>> START

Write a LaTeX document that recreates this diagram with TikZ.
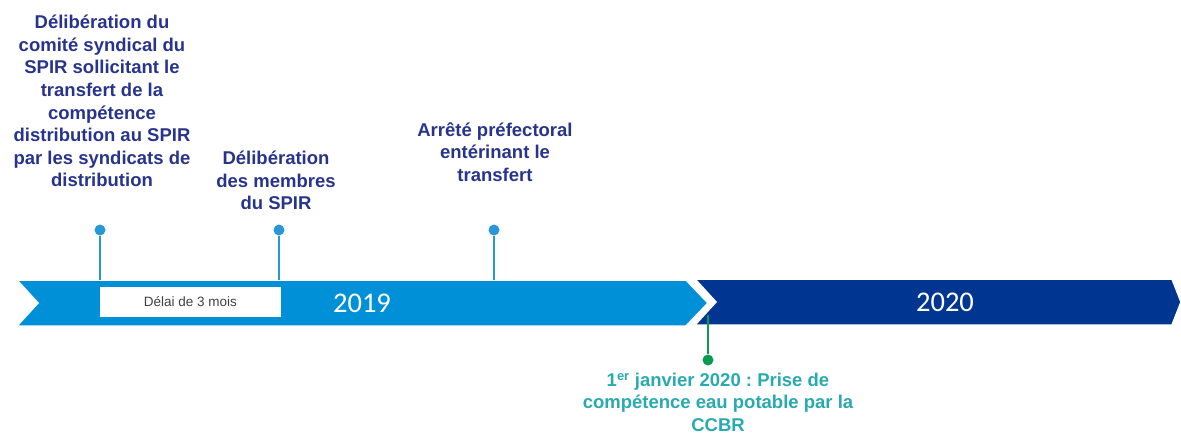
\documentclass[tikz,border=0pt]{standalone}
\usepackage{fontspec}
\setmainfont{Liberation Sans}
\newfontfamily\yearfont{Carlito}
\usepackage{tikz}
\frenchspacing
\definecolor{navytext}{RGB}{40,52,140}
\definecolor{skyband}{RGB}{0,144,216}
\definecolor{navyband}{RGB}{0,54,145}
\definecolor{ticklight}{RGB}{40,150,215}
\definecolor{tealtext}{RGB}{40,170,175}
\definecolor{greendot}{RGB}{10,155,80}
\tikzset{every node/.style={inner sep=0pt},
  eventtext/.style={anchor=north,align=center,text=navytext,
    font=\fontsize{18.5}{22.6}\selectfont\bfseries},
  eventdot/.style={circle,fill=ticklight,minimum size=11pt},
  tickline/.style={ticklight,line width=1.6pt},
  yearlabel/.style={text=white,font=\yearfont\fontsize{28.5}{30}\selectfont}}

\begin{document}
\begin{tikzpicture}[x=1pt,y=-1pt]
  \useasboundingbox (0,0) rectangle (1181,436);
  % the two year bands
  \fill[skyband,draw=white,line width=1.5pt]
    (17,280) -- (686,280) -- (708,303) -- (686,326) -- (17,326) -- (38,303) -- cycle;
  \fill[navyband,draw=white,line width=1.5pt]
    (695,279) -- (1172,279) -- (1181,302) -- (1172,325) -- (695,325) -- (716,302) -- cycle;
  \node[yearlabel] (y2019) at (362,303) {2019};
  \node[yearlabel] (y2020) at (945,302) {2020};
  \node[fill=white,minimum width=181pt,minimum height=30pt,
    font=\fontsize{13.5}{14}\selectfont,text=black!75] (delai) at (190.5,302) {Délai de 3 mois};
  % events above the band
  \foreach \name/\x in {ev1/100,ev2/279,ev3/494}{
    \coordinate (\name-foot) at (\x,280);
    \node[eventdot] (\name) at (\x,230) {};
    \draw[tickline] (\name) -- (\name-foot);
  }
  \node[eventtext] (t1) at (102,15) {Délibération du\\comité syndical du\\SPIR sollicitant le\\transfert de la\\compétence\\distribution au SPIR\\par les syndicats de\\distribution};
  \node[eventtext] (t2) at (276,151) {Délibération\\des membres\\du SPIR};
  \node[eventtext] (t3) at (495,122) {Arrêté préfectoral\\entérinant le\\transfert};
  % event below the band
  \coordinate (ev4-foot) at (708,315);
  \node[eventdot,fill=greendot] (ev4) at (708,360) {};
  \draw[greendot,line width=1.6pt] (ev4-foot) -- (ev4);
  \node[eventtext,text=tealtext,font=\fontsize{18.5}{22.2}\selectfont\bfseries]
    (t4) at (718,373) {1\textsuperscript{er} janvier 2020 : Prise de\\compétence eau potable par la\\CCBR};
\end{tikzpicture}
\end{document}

>> END
>> START

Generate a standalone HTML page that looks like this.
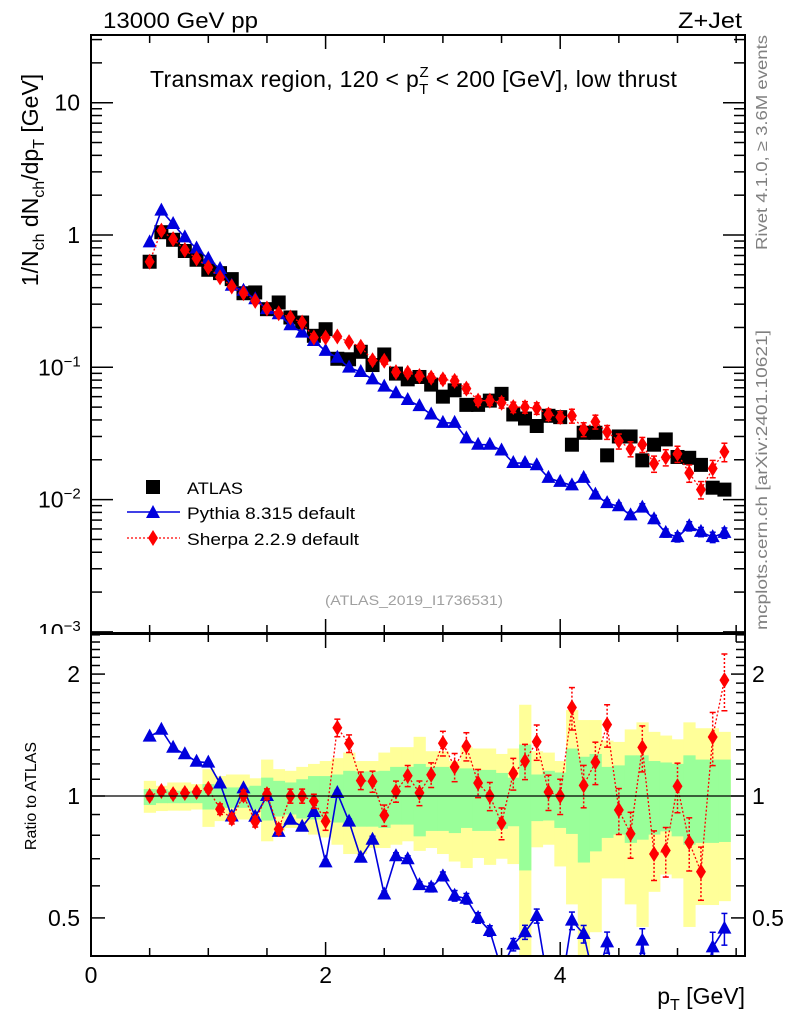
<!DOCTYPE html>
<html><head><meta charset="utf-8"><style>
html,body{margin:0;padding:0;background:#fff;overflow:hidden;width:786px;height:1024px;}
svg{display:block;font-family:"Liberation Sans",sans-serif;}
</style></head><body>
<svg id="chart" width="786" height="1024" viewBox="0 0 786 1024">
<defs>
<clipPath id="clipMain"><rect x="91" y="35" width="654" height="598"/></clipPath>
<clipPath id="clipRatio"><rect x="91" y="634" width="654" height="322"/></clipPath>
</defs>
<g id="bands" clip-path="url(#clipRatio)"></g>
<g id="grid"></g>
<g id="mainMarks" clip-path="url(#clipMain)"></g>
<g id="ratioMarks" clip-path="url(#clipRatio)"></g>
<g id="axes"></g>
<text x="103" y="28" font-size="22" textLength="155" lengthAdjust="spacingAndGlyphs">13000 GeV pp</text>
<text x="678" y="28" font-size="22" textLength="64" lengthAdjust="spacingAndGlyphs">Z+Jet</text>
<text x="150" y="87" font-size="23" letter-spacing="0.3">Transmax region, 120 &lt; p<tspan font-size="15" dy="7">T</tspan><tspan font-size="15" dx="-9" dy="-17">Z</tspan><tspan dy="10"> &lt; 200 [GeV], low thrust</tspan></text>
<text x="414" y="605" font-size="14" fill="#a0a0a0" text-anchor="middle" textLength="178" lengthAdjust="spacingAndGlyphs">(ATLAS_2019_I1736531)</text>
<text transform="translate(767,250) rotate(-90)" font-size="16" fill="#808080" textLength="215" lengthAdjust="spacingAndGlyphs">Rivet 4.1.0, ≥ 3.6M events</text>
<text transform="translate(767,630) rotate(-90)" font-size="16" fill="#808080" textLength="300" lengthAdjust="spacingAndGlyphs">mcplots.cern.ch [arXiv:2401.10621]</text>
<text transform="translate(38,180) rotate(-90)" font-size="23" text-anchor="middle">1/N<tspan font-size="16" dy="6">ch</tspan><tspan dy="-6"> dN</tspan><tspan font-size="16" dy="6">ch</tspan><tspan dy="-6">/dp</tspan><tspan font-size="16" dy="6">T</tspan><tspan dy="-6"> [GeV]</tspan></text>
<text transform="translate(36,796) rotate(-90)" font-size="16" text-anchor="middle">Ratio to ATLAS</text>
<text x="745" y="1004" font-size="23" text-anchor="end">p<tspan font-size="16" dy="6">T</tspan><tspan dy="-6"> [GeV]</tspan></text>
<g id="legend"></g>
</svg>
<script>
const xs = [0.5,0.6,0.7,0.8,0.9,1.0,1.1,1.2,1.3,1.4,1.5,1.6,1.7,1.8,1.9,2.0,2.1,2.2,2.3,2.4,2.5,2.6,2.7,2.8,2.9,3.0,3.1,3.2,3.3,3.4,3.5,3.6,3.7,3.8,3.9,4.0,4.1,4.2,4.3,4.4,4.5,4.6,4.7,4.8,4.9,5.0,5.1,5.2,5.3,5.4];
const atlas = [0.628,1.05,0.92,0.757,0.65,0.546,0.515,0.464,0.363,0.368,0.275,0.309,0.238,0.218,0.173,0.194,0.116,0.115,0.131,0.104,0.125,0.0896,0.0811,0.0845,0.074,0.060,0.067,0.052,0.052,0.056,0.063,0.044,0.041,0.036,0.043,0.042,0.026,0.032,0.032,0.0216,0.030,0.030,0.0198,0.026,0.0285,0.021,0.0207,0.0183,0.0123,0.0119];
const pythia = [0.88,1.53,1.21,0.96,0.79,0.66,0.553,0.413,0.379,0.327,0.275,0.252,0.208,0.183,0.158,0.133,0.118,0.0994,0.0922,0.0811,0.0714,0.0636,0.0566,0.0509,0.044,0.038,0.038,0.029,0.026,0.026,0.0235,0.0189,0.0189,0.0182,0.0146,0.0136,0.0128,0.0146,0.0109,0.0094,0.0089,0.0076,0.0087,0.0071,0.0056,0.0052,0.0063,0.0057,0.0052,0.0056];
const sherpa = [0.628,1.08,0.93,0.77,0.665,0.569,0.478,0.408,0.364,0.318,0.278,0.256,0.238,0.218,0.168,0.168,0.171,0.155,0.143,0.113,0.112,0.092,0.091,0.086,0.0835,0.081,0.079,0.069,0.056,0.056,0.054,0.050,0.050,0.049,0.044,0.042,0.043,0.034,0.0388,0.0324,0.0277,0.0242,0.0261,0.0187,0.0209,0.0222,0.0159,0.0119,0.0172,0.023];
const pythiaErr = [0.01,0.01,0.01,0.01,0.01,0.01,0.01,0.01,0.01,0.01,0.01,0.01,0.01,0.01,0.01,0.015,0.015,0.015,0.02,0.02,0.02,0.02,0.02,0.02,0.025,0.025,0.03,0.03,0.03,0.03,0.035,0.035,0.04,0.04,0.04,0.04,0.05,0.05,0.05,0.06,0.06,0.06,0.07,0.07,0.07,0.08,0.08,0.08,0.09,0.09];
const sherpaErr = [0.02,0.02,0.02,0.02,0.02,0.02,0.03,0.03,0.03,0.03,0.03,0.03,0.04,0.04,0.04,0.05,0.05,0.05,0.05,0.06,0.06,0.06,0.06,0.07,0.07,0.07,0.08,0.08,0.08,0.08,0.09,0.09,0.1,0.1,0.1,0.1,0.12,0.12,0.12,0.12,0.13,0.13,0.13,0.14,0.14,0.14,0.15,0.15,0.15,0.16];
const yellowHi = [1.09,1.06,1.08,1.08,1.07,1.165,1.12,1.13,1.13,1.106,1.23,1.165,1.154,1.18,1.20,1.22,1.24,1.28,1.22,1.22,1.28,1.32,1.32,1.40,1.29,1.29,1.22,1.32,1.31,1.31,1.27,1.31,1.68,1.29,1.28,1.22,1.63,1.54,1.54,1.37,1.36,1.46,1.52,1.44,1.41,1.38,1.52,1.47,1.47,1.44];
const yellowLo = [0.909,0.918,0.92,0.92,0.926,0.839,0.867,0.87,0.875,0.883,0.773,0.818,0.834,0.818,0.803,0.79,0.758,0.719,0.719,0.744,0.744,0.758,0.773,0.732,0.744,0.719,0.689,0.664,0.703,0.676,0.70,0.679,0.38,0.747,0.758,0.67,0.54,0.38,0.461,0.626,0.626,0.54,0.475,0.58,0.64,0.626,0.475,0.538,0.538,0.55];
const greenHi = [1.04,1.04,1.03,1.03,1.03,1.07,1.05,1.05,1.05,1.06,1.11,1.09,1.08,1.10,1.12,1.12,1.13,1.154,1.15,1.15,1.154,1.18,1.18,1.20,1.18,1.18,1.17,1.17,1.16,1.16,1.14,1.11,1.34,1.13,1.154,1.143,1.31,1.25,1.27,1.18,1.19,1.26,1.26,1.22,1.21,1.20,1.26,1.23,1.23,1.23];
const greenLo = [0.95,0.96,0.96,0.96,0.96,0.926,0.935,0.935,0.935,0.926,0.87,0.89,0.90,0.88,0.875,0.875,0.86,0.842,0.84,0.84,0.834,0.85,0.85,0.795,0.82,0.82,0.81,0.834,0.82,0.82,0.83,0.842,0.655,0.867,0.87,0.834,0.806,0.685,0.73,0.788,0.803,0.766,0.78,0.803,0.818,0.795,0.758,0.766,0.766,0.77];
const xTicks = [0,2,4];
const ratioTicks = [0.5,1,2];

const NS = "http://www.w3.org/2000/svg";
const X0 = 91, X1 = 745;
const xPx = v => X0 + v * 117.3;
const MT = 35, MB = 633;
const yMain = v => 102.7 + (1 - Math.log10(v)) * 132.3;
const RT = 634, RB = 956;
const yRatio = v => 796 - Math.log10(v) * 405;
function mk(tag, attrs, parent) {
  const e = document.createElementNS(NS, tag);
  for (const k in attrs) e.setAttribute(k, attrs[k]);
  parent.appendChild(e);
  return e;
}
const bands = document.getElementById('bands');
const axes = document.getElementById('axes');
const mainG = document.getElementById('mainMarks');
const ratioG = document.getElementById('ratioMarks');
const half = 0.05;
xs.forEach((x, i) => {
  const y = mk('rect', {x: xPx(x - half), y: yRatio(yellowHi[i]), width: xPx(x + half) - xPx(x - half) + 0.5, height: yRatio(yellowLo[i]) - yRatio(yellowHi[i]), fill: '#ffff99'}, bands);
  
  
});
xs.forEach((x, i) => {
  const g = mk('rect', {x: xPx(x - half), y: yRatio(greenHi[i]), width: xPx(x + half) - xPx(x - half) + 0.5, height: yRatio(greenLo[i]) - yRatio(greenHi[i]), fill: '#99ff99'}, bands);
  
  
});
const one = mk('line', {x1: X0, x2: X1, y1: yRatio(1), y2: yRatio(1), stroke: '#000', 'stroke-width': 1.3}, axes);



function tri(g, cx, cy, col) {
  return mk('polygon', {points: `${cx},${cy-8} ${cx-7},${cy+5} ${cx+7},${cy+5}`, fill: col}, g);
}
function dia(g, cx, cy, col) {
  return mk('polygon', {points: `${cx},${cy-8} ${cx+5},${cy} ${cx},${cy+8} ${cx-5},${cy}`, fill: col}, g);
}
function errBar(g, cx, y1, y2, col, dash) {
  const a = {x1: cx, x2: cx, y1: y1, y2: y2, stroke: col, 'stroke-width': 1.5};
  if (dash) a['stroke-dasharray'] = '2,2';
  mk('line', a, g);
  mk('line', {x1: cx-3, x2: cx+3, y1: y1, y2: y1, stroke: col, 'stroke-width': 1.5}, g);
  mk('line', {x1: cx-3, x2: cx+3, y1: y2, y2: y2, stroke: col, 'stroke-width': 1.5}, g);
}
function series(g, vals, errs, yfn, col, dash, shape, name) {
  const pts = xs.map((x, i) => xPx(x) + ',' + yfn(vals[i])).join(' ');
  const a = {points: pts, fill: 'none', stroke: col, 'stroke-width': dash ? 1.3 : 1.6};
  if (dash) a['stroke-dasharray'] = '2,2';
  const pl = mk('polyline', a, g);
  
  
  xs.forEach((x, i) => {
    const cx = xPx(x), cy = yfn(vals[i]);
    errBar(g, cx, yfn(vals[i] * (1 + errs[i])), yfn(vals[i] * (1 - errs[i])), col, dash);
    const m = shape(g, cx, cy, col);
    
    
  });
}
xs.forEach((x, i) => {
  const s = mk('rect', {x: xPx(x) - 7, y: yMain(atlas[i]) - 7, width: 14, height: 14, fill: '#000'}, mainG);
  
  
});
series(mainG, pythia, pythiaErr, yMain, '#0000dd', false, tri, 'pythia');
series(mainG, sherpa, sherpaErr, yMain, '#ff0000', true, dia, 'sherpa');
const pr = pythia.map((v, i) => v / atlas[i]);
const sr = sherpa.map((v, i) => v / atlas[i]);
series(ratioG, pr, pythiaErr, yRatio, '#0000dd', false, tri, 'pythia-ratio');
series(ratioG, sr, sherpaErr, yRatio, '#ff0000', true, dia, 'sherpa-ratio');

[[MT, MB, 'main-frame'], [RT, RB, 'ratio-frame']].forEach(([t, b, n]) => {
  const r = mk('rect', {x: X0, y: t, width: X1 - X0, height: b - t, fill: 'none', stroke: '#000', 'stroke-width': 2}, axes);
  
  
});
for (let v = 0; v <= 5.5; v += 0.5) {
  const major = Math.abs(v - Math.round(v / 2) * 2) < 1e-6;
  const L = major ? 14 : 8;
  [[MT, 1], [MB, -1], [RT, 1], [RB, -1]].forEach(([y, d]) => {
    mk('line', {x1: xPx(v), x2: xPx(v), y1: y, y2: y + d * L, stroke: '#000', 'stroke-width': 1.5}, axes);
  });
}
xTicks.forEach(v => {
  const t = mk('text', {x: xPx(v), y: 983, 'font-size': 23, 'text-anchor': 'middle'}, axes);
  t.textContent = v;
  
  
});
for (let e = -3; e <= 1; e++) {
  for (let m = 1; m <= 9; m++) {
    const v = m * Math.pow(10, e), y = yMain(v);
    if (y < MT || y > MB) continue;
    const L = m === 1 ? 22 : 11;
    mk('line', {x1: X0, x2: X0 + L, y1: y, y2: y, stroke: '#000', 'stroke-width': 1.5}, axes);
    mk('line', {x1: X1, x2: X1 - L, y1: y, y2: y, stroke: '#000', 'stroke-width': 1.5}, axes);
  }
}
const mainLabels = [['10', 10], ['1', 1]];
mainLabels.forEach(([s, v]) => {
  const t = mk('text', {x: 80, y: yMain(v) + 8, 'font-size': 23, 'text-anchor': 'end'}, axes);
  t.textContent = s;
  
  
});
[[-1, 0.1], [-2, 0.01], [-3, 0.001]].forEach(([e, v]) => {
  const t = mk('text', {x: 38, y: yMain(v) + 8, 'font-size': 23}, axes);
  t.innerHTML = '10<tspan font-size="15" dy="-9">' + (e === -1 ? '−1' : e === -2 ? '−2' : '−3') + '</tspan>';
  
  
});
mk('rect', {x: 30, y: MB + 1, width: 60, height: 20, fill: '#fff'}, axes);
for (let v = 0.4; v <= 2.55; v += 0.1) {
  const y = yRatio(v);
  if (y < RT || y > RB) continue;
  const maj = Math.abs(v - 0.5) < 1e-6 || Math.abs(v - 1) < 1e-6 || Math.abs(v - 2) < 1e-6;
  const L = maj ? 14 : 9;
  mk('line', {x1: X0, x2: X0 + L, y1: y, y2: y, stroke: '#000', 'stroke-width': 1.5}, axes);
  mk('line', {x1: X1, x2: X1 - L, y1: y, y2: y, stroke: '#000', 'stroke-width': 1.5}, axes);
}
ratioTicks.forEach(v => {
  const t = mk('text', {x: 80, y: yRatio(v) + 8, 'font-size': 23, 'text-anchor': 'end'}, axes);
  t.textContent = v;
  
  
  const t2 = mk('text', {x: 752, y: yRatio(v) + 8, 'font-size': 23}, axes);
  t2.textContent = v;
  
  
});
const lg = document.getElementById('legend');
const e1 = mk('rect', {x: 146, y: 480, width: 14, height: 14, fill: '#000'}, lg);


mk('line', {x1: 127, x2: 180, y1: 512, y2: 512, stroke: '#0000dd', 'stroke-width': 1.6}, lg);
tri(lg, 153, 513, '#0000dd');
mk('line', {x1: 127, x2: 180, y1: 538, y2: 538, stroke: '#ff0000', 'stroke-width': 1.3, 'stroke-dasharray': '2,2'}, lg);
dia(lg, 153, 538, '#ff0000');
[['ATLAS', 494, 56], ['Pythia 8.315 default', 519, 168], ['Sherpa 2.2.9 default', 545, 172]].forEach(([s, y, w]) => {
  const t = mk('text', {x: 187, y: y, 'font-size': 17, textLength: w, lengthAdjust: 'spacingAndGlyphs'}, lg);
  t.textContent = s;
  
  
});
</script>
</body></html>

>> END

» **EXERCISE GOAL**:
Extract all lines containing the word "this".

» **EXERCISE OUTPUT**:
Write a LaTeX document that recreates this diagram with TikZ.
Generate a standalone HTML page that looks like this.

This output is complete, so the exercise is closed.